Friday, May 26, 2017

Incremental steps to continuous releases

The last eight months for me have had one theme in particular that I consistently drive forward, in small steps that sometimes feel small enough that others don't realize how things are changing.

There's an overall vision in mind for me: I want to take us through the transformation to daily releases for the windows client + management backend product I'm working with.

Where I started from

As I joined 8 months ago, the team I joined that been working for several months on a major architectural type of change - no releases but a build that could be played with internally. We had "8 epics" to drive through the architectural changes, and none of those were done. There was a lot of dependencies all around and making a release someone would use wasn't a straightforward task.

I started in September. The first release went out November 23rd.

There's more than a decade of history on making continuous releases of the detection and cleanup functionalities within the product, but the frame of the product has been released annually or quarterly for production use, and monthly or biweekly for beta - something I was introducing here a decade ago.

When I started talking of daily releases, I was told it was impossible. It took me 4 months to get rid of the "it cannot be done" comments.

The pain of regularity is necessary


I had a firm belief (which I still hold) that when things are deemed hard, you just need to do more of them to learn how to make them less hard. So I struggled with my team through the discussions of "releasing takes too much time and is away from real work", with the support from our manager setting it a team goal tied to bonuses that we would turn our 4 day release to a 4 hour release.
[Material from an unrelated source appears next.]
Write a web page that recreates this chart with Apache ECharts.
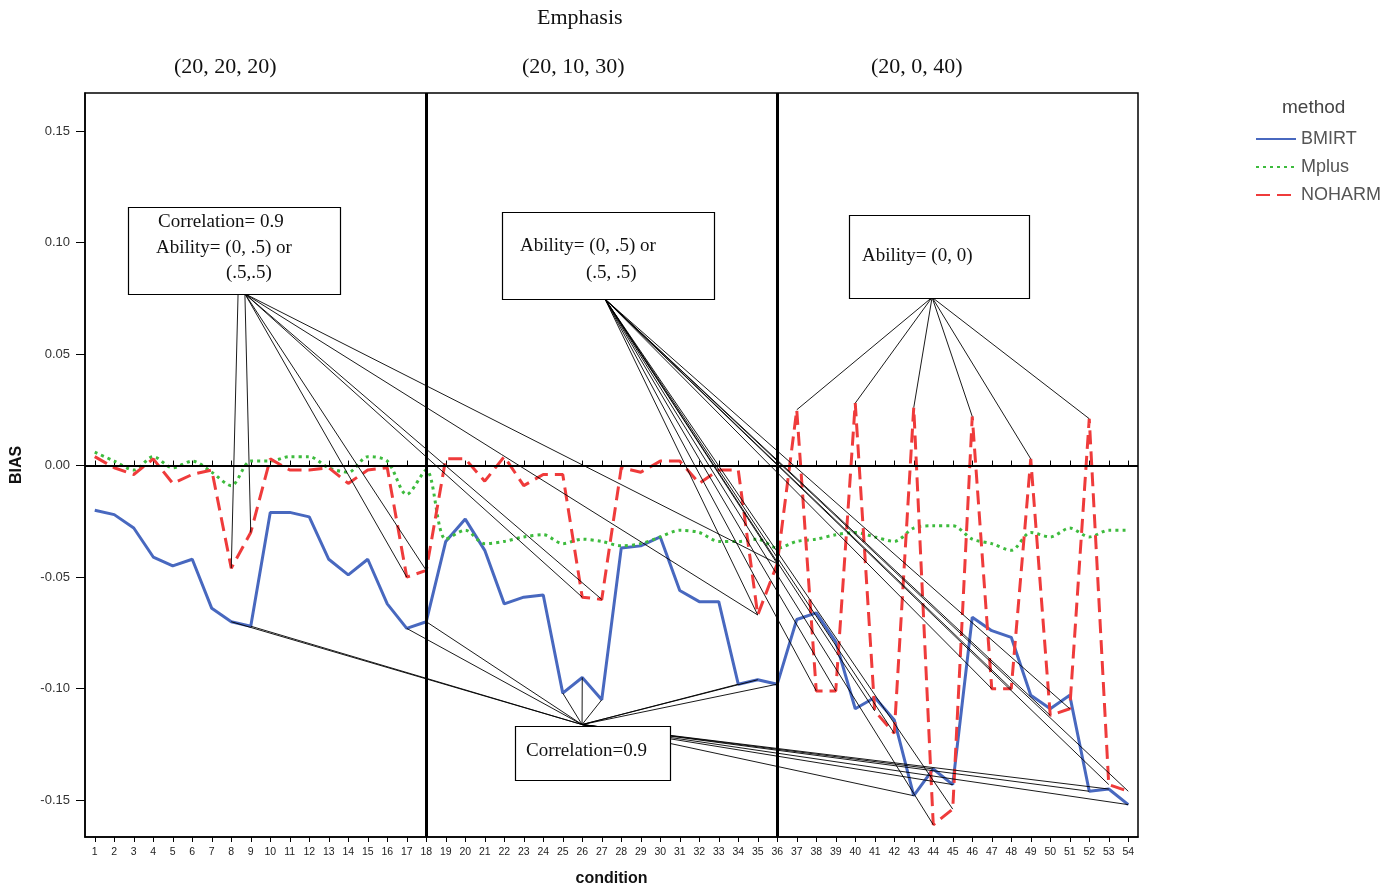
<!DOCTYPE html>
<html>
<head>
<meta charset="utf-8">
<script src="https://cdn.jsdelivr.net/npm/echarts@6/dist/echarts.min.js"></script>
<style>
  html, body { margin: 0; padding: 0; background: #ffffff; }
  #chart { width: 1386px; height: 892px; }
</style>
</head>
<body>
<div id="chart"></div>
<script>
// ---- data ----
const conditions = [1,2,3,4,5,6,7,8,9,10,11,12,13,14,15,16,17,18,19,20,21,22,23,24,25,26,27,
  28,29,30,31,32,33,34,35,36,37,38,39,40,41,42,43,44,45,46,47,48,49,50,51,52,53,54];
const yTicks = [-0.15, -0.10, -0.05, 0.00, 0.05, 0.10, 0.15];
const groupLabels = ['(20, 20, 20)', '(20, 10, 30)', '(20, 0, 40)'];
const groupBreaks = [18, 36];
const seriesNames = ['BMIRT', 'Mplus', 'NOHARM'];

const bmirt = [-0.020, -0.022, -0.028, -0.041, -0.045, -0.042, -0.064, -0.070, -0.072,
  -0.021, -0.021, -0.023, -0.042, -0.049, -0.042, -0.062, -0.073, -0.070,
  -0.034, -0.024, -0.038, -0.062, -0.059, -0.058, -0.102, -0.095, -0.105,
  -0.037, -0.036, -0.032, -0.056, -0.061, -0.061, -0.098, -0.096, -0.098,
  -0.069, -0.066, -0.079, -0.109, -0.104, -0.114, -0.148, -0.136, -0.143,
  -0.068, -0.074, -0.077, -0.103, -0.109, -0.103, -0.146, -0.145, -0.152];
const mplus = [0.006, 0.002, -0.002, 0.004, -0.001, 0.002, -0.003, -0.009, 0.002,
  0.002, 0.004, 0.004, -0.001, -0.003, 0.004, 0.002, -0.013, -0.002,
  -0.033, -0.029, -0.035, -0.034, -0.032, -0.031, -0.035, -0.033, -0.034,
  -0.036, -0.035, -0.032, -0.029, -0.030, -0.034, -0.034, -0.033, -0.037,
  -0.034, -0.033, -0.031, -0.030, -0.032, -0.034, -0.028, -0.027, -0.027,
  -0.033, -0.035, -0.038, -0.030, -0.032, -0.028, -0.032, -0.029, -0.029];
const noharm = [0.004, -0.001, -0.004, 0.003, -0.008, -0.004, -0.002, -0.046, -0.030,
  0.003, -0.002, -0.002, -0.001, -0.008, -0.002, -0.001, -0.050, -0.047,
  0.003, 0.003, -0.007, 0.004, -0.009, -0.004, -0.004, -0.059, -0.060,
  -0.001, -0.003, 0.002, 0.002, -0.008, -0.002, -0.002, -0.067, -0.044,
  0.025, -0.101, -0.101, 0.028, -0.110, -0.120, 0.026, -0.161, -0.154,
  0.022, -0.100, -0.100, 0.003, -0.112, -0.109, 0.021, -0.143, -0.146];

// annotation leader lines: anchor (data coords of box edge) -> target conditions
const leaders = [
  { anchor: [8.35, 0.077], values: noharm, targets: [8] },
  { anchor: [8.7, 0.077], values: noharm, targets: [9, 17, 18, 26, 27, 35, 36] },
  { anchor: [27.17, 0.0746], values: noharm, targets: [35, 36, 38, 39, 41, 42, 44, 45, 47, 48, 50, 51, 53, 54] },
  { anchor: [43.94, 0.0754], values: noharm, targets: [37, 40, 43, 46, 49, 52] },
  { anchor: [25.99, -0.1161], values: bmirt, targets: [8, 9, 17, 18, 25, 26, 27, 34, 35, 36, 43, 44, 45, 52, 53, 54] }
];

// ---- build ----
const pairs = arr => conditions.map((c, i) => [c, arr[i]]);
const leaderData = [];
leaders.forEach(l => l.targets.forEach(t => {
  leaderData.push({ coords: [l.anchor, [t, l.values[t - 1]]] });
}));

const serif = '"Liberation Serif", "DejaVu Serif", serif';
const sans = '"Liberation Sans", Arial, sans-serif';

const chart = echarts.init(document.getElementById('chart'), null, { renderer: 'canvas' });

const boxText = (x, y, text) => ({
  type: 'text', left: x, top: y, z: 110,
  style: { text: text, font: '19px ' + serif, fill: '#111' }
});

const option = {
  animation: false,
  backgroundColor: '#ffffff',
  grid: { left: 85, right: 248, top: 93, bottom: 52, show: true,
    borderColor: '#000', borderWidth: 1.5, backgroundColor: 'transparent' },
  xAxis: [{
    type: 'value', min: 0.5, max: 54.5, position: 'bottom',
    name: 'condition', nameLocation: 'middle', nameGap: 34,
    nameTextStyle: { fontFamily: sans, fontWeight: 'bold', fontSize: 16, color: '#111' },
    axisLine: { show: true, onZero: false, lineStyle: { color: '#000', width: 1.5 } },
    axisTick: { show: true, length: 5, customValues: conditions, lineStyle: { color: '#000', width: 1 } },
    axisLabel: { show: true, customValues: conditions, fontFamily: sans, fontSize: 10.5, color: '#222', margin: 10,
      formatter: v => String(Math.round(v)) },
    splitLine: { show: false }
  }, {
    type: 'value', min: 0.5, max: 54.5, position: 'bottom',
    axisLine: { show: false },
    axisTick: { show: true, inside: true, length: 5, customValues: conditions, lineStyle: { color: '#000', width: 1 } },
    axisLabel: { show: false },
    splitLine: { show: false }
  }],
  yAxis: {
    type: 'value', min: -0.1665, max: 0.167,
    name: 'BIAS', nameLocation: 'middle', nameGap: 60, nameRotate: 90,
    nameTextStyle: { fontFamily: sans, fontWeight: 'bold', fontSize: 16, color: '#111' },
    axisLine: { show: true, onZero: false, lineStyle: { color: '#000', width: 1.5 } },
    axisTick: { show: true, length: 9, customValues: yTicks, lineStyle: { color: '#000', width: 1 } },
    axisLabel: { show: true, customValues: yTicks, fontFamily: sans, fontSize: 13, color: '#333', margin: 15,
      formatter: v => v.toFixed(2) },
    splitLine: { show: false }
  },
  legend: {
    orient: 'vertical', left: 1250, top: 125,
    itemWidth: 40, itemHeight: 14, itemGap: 10,
    data: seriesNames,
    itemStyle: { opacity: 0 },
    textStyle: { fontFamily: sans, fontSize: 18, color: '#555', padding: [0, 0, 0, 0] }
  },
  graphic: [
    { type: 'text', left: 537, top: 7, style: { text: 'Emphasis', font: '22px ' + serif, fill: '#111' } },
    { type: 'text', left: 174, top: 56, style: { text: groupLabels[0], font: '22px ' + serif, fill: '#111' } },
    { type: 'text', left: 522, top: 56, style: { text: groupLabels[1], font: '22px ' + serif, fill: '#111' } },
    { type: 'text', left: 871, top: 56, style: { text: groupLabels[2], font: '22px ' + serif, fill: '#111' } },
    { type: 'text', left: 1282, top: 98, style: { text: 'method', font: '19px ' + sans, fill: '#444' } },
    { type: 'rect', shape: { x: 128.5, y: 207.5, width: 212, height: 87 }, z: 100,
      style: { fill: '#fff', stroke: '#000', lineWidth: 1.2 } },
    boxText(158, 213, 'Correlation= 0.9'),
    boxText(156, 239, 'Ability= (0, .5) or'),
    boxText(226, 264, '(.5,.5)'),
    { type: 'rect', shape: { x: 502.5, y: 212.5, width: 212, height: 87 }, z: 100,
      style: { fill: '#fff', stroke: '#000', lineWidth: 1.2 } },
    boxText(520, 237, 'Ability= (0, .5) or'),
    boxText(586, 264, '(.5, .5)'),
    { type: 'rect', shape: { x: 849.5, y: 215.5, width: 180, height: 83 }, z: 100,
      style: { fill: '#fff', stroke: '#000', lineWidth: 1.2 } },
    boxText(862, 247, 'Ability= (0, 0)'),
    { type: 'rect', shape: { x: 515.5, y: 726.5, width: 155, height: 54 }, z: 100,
      style: { fill: '#fff', stroke: '#000', lineWidth: 1.2 } },
    boxText(526, 742, 'Correlation=0.9')
  ],
  series: [
    {
      name: 'BMIRT', type: 'line', data: pairs(bmirt), symbol: 'none', z: 3,
      lineStyle: { color: '#4868bf', width: 3, type: 'solid' }, itemStyle: { color: '#4868bf' },
      markLine: {
        silent: true, symbol: 'none', label: { show: false }, z: 20,
        lineStyle: { color: '#000', width: 3, type: 'solid' },
        data: [
          { xAxis: groupBreaks[0] },
          { xAxis: groupBreaks[1] },
          { yAxis: 0, lineStyle: { color: '#000', width: 2, type: 'solid' } }
        ]
      }
    },
    {
      name: 'Mplus', type: 'line', data: pairs(mplus), symbol: 'none', smooth: 0.3, z: 3,
      lineStyle: { color: '#3dbb3d', width: 3, type: [3, 4] }, itemStyle: { color: '#3dbb3d' }
    },
    {
      name: 'NOHARM', type: 'line', data: pairs(noharm), symbol: 'none', z: 3,
      lineStyle: { color: '#ef3b3b', width: 3, type: [14, 7] }, itemStyle: { color: '#ef3b3b' }
    },
    {
      name: 'leaders', type: 'lines', coordinateSystem: 'cartesian2d', silent: true, z: 10,
      polyline: false, effect: { show: false },
      lineStyle: { color: '#000', width: 0.9, opacity: 1, curveness: 0 },
      data: leaderData
    }
  ]
};
chart.setOption(option);
</script>
</body>
</html>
Each release would see a little more automation. Each release would see a little more streamlining. We would find things that would be difficult (not impossible) to change and postpone those from focusing first on the low hanging fruit, never giving up on the ultimate goal: a touch of a button releasing to various environments.

A month ago, I could happily confirm that the 1st goal as it ended up being written down was achieved.
[Team Capability] Turn 4 day release to 4 hour release
We believe that ability to make our client releases with shorter duration will result in saved time in making multiple releases. We will know we have succeeded when team does not feel need to escalate release-making as a threat to features.
We also worked on another capability:
[Team Capability] Min 2 people can make client releases
We believe that having at least two people with skills, knowledge and accesses to make client releases will result in being able to make releases while one is sick. We will know we have succeeded when release happens without 1st key person present at office within same / similar timeframe.  
What next?

We have come to a point of bi-weekly releases, which is only taking us to the level I introduced decade ago. But building on that, the next things would be to figure out ways of not breaking the builds within the 2 week intervals, and that change takes me far away from just my own team, including changing the ways test automation supports our development.
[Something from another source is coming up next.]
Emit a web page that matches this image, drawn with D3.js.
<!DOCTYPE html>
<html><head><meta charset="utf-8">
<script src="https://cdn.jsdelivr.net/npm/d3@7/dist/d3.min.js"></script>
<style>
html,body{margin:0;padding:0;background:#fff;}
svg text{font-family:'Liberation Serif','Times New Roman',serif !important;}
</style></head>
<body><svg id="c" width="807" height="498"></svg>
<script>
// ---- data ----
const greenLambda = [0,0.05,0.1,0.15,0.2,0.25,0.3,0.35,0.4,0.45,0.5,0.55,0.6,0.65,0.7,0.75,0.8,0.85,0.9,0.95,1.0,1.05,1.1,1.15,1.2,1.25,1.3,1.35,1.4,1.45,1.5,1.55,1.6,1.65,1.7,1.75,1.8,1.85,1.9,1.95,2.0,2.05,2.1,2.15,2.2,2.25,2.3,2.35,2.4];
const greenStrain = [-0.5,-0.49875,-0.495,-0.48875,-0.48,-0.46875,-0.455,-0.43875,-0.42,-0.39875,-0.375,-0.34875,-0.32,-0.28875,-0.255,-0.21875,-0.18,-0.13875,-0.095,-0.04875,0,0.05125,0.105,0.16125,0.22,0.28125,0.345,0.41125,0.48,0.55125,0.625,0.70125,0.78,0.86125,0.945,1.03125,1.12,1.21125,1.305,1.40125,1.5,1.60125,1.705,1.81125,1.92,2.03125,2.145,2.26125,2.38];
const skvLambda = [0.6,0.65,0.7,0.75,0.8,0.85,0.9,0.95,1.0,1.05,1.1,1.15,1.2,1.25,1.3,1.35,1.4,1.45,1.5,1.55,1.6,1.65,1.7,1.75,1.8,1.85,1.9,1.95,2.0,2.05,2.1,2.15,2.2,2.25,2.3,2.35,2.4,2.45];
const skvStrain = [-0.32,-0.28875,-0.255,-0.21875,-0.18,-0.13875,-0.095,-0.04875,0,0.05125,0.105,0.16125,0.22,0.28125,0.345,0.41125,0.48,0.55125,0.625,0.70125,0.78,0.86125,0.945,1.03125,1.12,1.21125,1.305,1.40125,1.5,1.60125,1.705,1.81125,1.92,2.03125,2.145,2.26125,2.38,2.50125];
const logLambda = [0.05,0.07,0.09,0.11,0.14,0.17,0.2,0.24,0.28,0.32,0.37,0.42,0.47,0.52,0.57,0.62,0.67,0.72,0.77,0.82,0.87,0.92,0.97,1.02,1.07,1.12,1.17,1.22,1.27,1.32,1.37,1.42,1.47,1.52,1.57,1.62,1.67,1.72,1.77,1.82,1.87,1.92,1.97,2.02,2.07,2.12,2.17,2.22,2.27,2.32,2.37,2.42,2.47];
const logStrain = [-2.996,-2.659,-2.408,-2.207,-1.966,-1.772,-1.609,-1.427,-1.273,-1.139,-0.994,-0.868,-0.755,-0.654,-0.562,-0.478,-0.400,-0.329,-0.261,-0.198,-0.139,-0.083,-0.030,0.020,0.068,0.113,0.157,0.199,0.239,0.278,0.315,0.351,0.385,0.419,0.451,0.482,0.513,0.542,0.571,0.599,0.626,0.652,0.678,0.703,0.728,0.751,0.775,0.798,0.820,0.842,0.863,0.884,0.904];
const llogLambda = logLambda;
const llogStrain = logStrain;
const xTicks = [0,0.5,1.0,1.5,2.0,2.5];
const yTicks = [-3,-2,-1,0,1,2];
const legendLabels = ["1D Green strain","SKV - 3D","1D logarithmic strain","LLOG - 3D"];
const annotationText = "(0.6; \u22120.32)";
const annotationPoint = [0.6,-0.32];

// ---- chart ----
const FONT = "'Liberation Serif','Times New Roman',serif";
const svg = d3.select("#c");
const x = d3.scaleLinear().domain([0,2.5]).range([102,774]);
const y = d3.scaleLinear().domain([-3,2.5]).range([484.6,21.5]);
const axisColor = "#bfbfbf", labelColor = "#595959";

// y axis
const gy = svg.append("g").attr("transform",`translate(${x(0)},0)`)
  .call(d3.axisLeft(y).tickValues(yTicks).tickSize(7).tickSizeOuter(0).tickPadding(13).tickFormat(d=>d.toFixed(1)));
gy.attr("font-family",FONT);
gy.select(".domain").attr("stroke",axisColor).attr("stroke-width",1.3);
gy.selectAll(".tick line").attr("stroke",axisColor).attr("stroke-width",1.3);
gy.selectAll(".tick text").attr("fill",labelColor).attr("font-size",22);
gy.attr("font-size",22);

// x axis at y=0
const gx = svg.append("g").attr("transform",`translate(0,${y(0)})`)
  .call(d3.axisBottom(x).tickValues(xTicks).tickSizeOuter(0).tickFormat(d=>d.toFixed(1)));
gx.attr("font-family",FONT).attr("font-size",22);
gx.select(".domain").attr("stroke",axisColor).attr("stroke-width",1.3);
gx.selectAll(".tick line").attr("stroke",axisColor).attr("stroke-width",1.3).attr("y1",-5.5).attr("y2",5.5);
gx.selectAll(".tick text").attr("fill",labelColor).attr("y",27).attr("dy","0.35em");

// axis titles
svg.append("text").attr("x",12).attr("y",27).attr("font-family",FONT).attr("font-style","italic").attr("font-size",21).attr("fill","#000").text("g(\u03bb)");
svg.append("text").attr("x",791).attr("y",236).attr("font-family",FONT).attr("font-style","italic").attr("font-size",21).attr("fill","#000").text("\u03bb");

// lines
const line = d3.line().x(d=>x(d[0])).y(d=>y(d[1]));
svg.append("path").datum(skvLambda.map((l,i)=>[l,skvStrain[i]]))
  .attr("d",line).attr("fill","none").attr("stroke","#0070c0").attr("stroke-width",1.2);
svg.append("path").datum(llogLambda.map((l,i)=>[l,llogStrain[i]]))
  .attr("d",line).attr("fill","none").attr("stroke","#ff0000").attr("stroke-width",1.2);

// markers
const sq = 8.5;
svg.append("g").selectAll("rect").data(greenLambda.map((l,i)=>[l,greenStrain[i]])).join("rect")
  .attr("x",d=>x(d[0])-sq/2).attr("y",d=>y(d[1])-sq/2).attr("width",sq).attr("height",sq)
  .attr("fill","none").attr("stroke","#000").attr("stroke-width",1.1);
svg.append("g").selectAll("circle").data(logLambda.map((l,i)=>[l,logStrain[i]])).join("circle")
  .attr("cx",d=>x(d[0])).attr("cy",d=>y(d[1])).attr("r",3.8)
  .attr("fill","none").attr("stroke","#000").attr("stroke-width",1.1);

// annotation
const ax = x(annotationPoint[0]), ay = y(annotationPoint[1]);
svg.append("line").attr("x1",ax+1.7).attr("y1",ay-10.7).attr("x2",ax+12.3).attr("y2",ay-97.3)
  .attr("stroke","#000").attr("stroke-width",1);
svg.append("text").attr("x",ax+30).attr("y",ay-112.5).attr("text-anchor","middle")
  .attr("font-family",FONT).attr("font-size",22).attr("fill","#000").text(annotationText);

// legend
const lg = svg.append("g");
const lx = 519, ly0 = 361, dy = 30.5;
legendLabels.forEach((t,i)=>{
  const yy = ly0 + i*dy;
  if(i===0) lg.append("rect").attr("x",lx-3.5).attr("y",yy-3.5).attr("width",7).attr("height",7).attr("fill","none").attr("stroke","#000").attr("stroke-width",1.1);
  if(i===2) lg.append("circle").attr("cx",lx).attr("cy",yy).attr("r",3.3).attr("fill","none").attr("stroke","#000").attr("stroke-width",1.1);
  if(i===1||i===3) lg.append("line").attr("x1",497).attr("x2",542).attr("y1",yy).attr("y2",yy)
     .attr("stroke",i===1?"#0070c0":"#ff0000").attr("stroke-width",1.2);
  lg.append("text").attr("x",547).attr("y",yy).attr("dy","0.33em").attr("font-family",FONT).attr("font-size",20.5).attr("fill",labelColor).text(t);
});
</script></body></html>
There's still work on making the four hours into four minutes of work, and I look forward to stepping through that challenge.

Our very first production environment release was just done. With more environments in play, each 4 hours can easily grow into five times this, so that would be a next step to work on too.

So the vision I'm working for:
[Team Capability] Four-minute release throughout the environments
We believe that having a push-of-a-button release will result in us focusing more on valuable features and improvement for the user and our organization. We will know we have succeeded when releases happen on a daily basis as features / changes get introduced. 
Why would I, the tester, care for this?

I have people every now and then telling me this is not testing. But this fundamentally changes the testing I do. It enables me to test each change, isolate it and see its impacts all the way through production. It supports small, human-sized discussions on changes together in the teams and gives us an ultimate definition of done - production value over task completion.

It makes developers care about the feedback I give, and enabled the feedback to be more timely. And it makes way for the necessary amount of thinking and manual work to happen in both coding and testing so that what we deliver is top-notch without exerting too much effort into it.